La France a été appelée par Dioncounda Traoré pour engager la guerre contre les djihadistes. La suite n’a échappé à personne. Des accords préliminaires ont été signés à Ouagadougou entre le représentant de Doindounda en la personne de Tiébilé Dramé et les groupes armés.
Après l’élection présidentielle et législatives, voilà que les négociations entre les deux parties pour une sortie «définitive» de la crise endémique qui frappe notre pays depuis les premières heures de l’accession de notre pays à la souveraineté, ont débuté à Alger. L’on rappellera ici qu’Amadou Toumani Touré (ATT) avait signé en 2006 à Alger les accords dits «Accords d’Alger».
Depuis maintenant un mois, des pourparlers ont lieu pour la énième fois à Alger entre Maliens pour une résolution définitive de la délicate question de la paix dans le nord du Mali. Ici, deux positions semblent s’affronter dans la capitale algérienne :
– D’un côté, le gouvernement décide de parler de tout sauf de questions d’indépendance et d’autonomie.

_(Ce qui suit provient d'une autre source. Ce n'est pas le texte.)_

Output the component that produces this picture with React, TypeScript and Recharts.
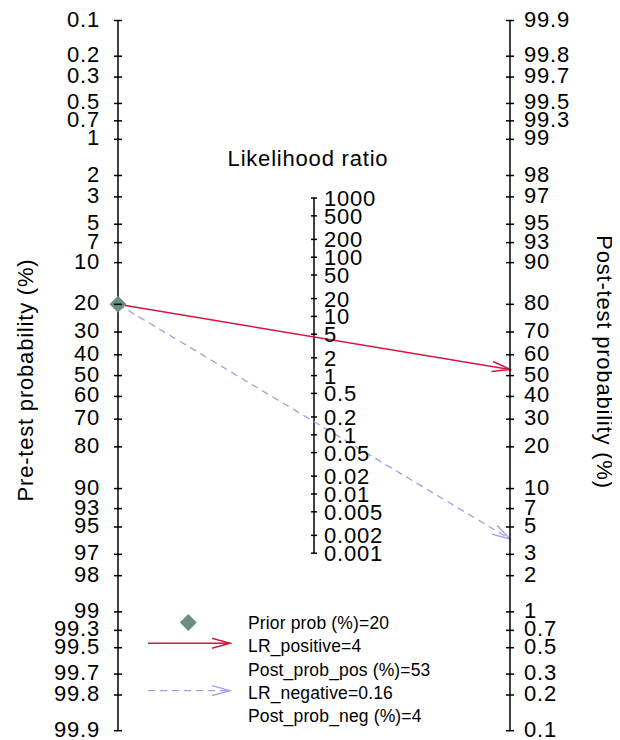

– De l’autre côté, les groupes armés rebelles entendent obtenir l’indépendance ou à défaut, une large autonomie des régions du Nord ou le fédéralisme. Mais, l’allure à laquelle ces pourparlers évoluent, il ne sera pas exagéré de dire qu’Alger 2014 risque fort de na pas mieux faire que par le passé. Les pourparlers en question qui se tiennent à Alger brillent par des interruptions tous azimuts comme en témoigne la fin précoce du 2ème tour de ses pourparlers, le 25 septembre 2014. Le rendez-vous est pris dans deux semaines, toujours à Alger.
A moins d’être dans le secret des dieux, sinon, pour l’instant, le peuple malien ne voit rien de lisible dans ces rencontres d’Alger. Tout se passe comme si les pourparlers «avancent» pour ne pas avancer. L’on pourrait se demander de savoir quel diable tire les mauvaises ficelles de ces rencontres pour la «paix définitive» au septentrion malien ?
Comme le philosophe allemand Friedrich Nietzsche le disait : «le temps est galant».
En attendant, nos autorités doivent faire sienne cette célèbre phrase d’un homme d’Etat soviétique : «Celui qui veut la paix, doit préparer la guerre».